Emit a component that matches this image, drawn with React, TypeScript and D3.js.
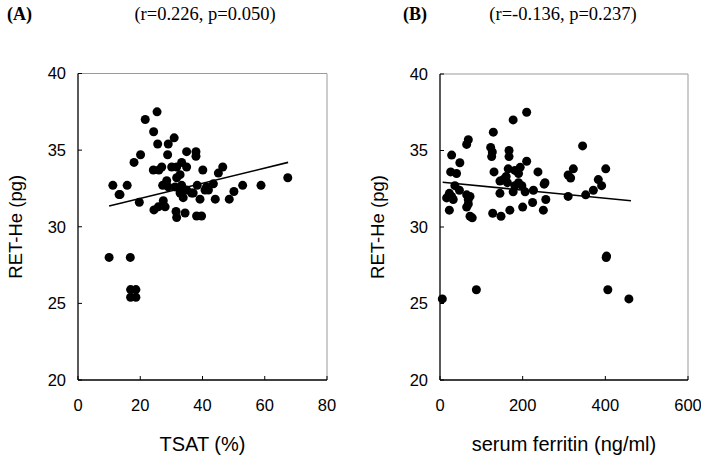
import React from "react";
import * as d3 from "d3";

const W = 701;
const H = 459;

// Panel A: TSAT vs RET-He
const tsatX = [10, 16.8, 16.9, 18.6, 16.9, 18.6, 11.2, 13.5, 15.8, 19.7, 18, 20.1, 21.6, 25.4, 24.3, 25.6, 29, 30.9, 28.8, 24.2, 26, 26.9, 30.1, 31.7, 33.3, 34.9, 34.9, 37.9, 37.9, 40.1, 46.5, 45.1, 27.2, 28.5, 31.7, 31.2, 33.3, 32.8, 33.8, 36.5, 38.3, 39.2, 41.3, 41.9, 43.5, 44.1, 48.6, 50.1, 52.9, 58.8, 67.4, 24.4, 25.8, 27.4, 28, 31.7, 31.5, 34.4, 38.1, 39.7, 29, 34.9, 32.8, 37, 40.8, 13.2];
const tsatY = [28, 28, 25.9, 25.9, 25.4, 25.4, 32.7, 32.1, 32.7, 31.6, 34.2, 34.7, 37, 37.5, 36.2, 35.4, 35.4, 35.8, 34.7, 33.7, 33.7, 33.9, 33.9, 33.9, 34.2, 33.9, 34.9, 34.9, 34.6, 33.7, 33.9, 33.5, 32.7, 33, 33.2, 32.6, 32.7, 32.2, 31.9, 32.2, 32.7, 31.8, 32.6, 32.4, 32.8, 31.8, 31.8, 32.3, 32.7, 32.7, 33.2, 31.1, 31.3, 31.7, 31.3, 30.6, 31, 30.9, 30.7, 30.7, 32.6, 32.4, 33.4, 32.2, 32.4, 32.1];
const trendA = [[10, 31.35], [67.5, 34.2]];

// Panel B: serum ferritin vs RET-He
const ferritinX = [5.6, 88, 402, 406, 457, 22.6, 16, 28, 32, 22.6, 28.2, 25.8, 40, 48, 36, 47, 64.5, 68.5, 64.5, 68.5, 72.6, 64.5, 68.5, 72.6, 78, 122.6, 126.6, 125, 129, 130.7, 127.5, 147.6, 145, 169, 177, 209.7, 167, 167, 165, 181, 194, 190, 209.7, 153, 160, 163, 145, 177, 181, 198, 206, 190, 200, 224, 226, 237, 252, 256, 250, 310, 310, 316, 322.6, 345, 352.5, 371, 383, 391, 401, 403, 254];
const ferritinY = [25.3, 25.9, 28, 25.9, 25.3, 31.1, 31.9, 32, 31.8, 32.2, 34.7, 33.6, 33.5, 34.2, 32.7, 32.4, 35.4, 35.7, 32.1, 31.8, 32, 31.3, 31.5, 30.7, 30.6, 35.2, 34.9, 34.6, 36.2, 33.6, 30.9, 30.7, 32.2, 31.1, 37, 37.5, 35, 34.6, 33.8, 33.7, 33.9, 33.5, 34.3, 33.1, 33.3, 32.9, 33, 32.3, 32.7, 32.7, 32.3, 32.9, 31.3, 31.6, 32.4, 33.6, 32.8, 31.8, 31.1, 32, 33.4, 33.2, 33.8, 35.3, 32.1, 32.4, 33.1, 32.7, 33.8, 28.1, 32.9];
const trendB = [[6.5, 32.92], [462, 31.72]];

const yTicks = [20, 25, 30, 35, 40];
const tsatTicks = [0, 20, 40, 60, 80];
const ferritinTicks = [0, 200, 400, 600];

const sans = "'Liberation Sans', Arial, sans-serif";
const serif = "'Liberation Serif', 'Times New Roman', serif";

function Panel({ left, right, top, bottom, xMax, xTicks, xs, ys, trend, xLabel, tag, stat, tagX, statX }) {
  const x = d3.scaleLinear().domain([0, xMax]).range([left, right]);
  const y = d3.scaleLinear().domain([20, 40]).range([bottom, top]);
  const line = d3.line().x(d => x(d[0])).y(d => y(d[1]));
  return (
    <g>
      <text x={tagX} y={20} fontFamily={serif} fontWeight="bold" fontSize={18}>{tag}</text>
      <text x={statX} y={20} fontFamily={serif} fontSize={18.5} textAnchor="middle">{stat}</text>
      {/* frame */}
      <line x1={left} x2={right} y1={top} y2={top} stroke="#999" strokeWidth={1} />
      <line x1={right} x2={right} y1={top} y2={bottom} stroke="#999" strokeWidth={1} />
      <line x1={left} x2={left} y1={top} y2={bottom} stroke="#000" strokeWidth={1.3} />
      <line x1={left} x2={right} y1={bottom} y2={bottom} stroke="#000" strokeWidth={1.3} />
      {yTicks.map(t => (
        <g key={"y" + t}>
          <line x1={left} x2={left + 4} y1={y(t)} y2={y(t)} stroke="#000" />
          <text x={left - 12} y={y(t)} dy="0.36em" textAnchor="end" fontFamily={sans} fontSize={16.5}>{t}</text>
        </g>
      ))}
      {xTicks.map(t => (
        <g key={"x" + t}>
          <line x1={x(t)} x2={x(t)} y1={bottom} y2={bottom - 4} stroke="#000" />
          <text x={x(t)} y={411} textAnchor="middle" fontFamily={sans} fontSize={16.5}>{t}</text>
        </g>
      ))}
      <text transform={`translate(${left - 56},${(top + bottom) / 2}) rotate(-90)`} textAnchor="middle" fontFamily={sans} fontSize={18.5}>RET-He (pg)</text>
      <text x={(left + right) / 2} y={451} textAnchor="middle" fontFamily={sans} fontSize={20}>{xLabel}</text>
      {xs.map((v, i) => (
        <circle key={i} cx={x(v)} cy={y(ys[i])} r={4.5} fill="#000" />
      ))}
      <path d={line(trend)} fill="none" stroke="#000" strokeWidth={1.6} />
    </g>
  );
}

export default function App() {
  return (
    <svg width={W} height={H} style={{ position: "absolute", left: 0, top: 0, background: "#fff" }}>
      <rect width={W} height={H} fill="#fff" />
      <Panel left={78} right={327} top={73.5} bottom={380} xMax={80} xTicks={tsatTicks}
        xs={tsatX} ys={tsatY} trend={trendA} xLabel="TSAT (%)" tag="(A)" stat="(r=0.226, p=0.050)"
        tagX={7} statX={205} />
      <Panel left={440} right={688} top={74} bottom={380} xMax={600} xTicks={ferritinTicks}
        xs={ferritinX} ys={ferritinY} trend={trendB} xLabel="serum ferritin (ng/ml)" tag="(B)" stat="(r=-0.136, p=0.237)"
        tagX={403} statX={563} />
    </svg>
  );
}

▶ _WRITTEN EXERCISE_: Leave out the pictures and restate everything else word for word.

▶ _OUTPUT FOR THIS EXERCISE_:
Emit a component that matches this image, drawn with React, TypeScript and D3.js.
import React from "react";
import * as d3 from "d3";

const W = 701;
const H = 459;

// Panel A: TSAT vs RET-He
const tsatX = [10, 16.8, 16.9, 18.6, 16.9, 18.6, 11.2, 13.5, 15.8, 19.7, 18, 20.1, 21.6, 25.4, 24.3, 25.6, 29, 30.9, 28.8, 24.2, 26, 26.9, 30.1, 31.7, 33.3, 34.9, 34.9, 37.9, 37.9, 40.1, 46.5, 45.1, 27.2, 28.5, 31.7, 31.2, 33.3, 32.8, 33.8, 36.5, 38.3, 39.2, 41.3, 41.9, 43.5, 44.1, 48.6, 50.1, 52.9, 58.8, 67.4, 24.4, 25.8, 27.4, 28, 31.7, 31.5, 34.4, 38.1, 39.7, 29, 34.9, 32.8, 37, 40.8, 13.2];
const tsatY = [28, 28, 25.9, 25.9, 25.4, 25.4, 32.7, 32.1, 32.7, 31.6, 34.2, 34.7, 37, 37.5, 36.2, 35.4, 35.4, 35.8, 34.7, 33.7, 33.7, 33.9, 33.9, 33.9, 34.2, 33.9, 34.9, 34.9, 34.6, 33.7, 33.9, 33.5, 32.7, 33, 33.2, 32.6, 32.7, 32.2, 31.9, 32.2, 32.7, 31.8, 32.6, 32.4, 32.8, 31.8, 31.8, 32.3, 32.7, 32.7, 33.2, 31.1, 31.3, 31.7, 31.3, 30.6, 31, 30.9, 30.7, 30.7, 32.6, 32.4, 33.4, 32.2, 32.4, 32.1];
const trendA = [[10, 31.35], [67.5, 34.2]];

// Panel B: serum ferritin vs RET-He
const ferritinX = [5.6, 88, 402, 406, 457, 22.6, 16, 28, 32, 22.6, 28.2, 25.8, 40, 48, 36, 47, 64.5, 68.5, 64.5, 68.5, 72.6, 64.5, 68.5, 72.6, 78, 122.6, 126.6, 125, 129, 130.7, 127.5, 147.6, 145, 169, 177, 209.7, 167, 167, 165, 181, 194, 190, 209.7, 153, 160, 163, 145, 177, 181, 198, 206, 190, 200, 224, 226, 237, 252, 256, 250, 310, 310, 316, 322.6, 345, 352.5, 371, 383, 391, 401, 403, 254];
const ferritinY = [25.3, 25.9, 28, 25.9, 25.3, 31.1, 31.9, 32, 31.8, 32.2, 34.7, 33.6, 33.5, 34.2, 32.7, 32.4, 35.4, 35.7, 32.1, 31.8, 32, 31.3, 31.5, 30.7, 30.6, 35.2, 34.9, 34.6, 36.2, 33.6, 30.9, 30.7, 32.2, 31.1, 37, 37.5, 35, 34.6, 33.8, 33.7, 33.9, 33.5, 34.3, 33.1, 33.3, 32.9, 33, 32.3, 32.7, 32.7, 32.3, 32.9, 31.3, 31.6, 32.4, 33.6, 32.8, 31.8, 31.1, 32, 33.4, 33.2, 33.8, 35.3, 32.1, 32.4, 33.1, 32.7, 33.8, 28.1, 32.9];
const trendB = [[6.5, 32.92], [462, 31.72]];

const yTicks = [20, 25, 30, 35, 40];
const tsatTicks = [0, 20, 40, 60, 80];
const ferritinTicks = [0, 200, 400, 600];

const sans = "'Liberation Sans', Arial, sans-serif";
const serif = "'Liberation Serif', 'Times New Roman', serif";

function Panel({ left, right, top, bottom, xMax, xTicks, xs, ys, trend, xLabel, tag, stat, tagX, statX }) {
  const x = d3.scaleLinear().domain([0, xMax]).range([left, right]);
  const y = d3.scaleLinear().domain([20, 40]).range([bottom, top]);
  const line = d3.line().x(d => x(d[0])).y(d => y(d[1]));
  return (
    <g>
      <text x={tagX} y={20} fontFamily={serif} fontWeight="bold" fontSize={18}>{tag}</text>
      <text x={statX} y={20} fontFamily={serif} fontSize={18.5} textAnchor="middle">{stat}</text>
      {/* frame */}
      <line x1={left} x2={right} y1={top} y2={top} stroke="#999" strokeWidth={1} />
      <line x1={right} x2={right} y1={top} y2={bottom} stroke="#999" strokeWidth={1} />
      <line x1={left} x2={left} y1={top} y2={bottom} stroke="#000" strokeWidth={1.3} />
      <line x1={left} x2={right} y1={bottom} y2={bottom} stroke="#000" strokeWidth={1.3} />
      {yTicks.map(t => (
        <g key={"y" + t}>
          <line x1={left} x2={left + 4} y1={y(t)} y2={y(t)} stroke="#000" />
          <text x={left - 12} y={y(t)} dy="0.36em" textAnchor="end" fontFamily={sans} fontSize={16.5}>{t}</text>
        </g>
      ))}
      {xTicks.map(t => (
        <g key={"x" + t}>
          <line x1={x(t)} x2={x(t)} y1={bottom} y2={bottom - 4} stroke="#000" />
          <text x={x(t)} y={411} textAnchor="middle" fontFamily={sans} fontSize={16.5}>{t}</text>
        </g>
      ))}
      <text transform={`translate(${left - 56},${(top + bottom) / 2}) rotate(-90)`} textAnchor="middle" fontFamily={sans} fontSize={18.5}>RET-He (pg)</text>
      <text x={(left + right) / 2} y={451} textAnchor="middle" fontFamily={sans} fontSize={20}>{xLabel}</text>
      {xs.map((v, i) => (
        <circle key={i} cx={x(v)} cy={y(ys[i])} r={4.5} fill="#000" />
      ))}
      <path d={line(trend)} fill="none" stroke="#000" strokeWidth={1.6} />
    </g>
  );
}

export default function App() {
  return (
    <svg width={W} height={H} style={{ position: "absolute", left: 0, top: 0, background: "#fff" }}>
      <rect width={W} height={H} fill="#fff" />
      <Panel left={78} right={327} top={73.5} bottom={380} xMax={80} xTicks={tsatTicks}
        xs={tsatX} ys={tsatY} trend={trendA} xLabel="TSAT (%)" tag="(A)" stat="(r=0.226, p=0.050)"
        tagX={7} statX={205} />
      <Panel left={440} right={688} top={74} bottom={380} xMax={600} xTicks={ferritinTicks}
        xs={ferritinX} ys={ferritinY} trend={trendB} xLabel="serum ferritin (ng/ml)" tag="(B)" stat="(r=-0.136, p=0.237)"
        tagX={403} statX={563} />
    </svg>
  );
}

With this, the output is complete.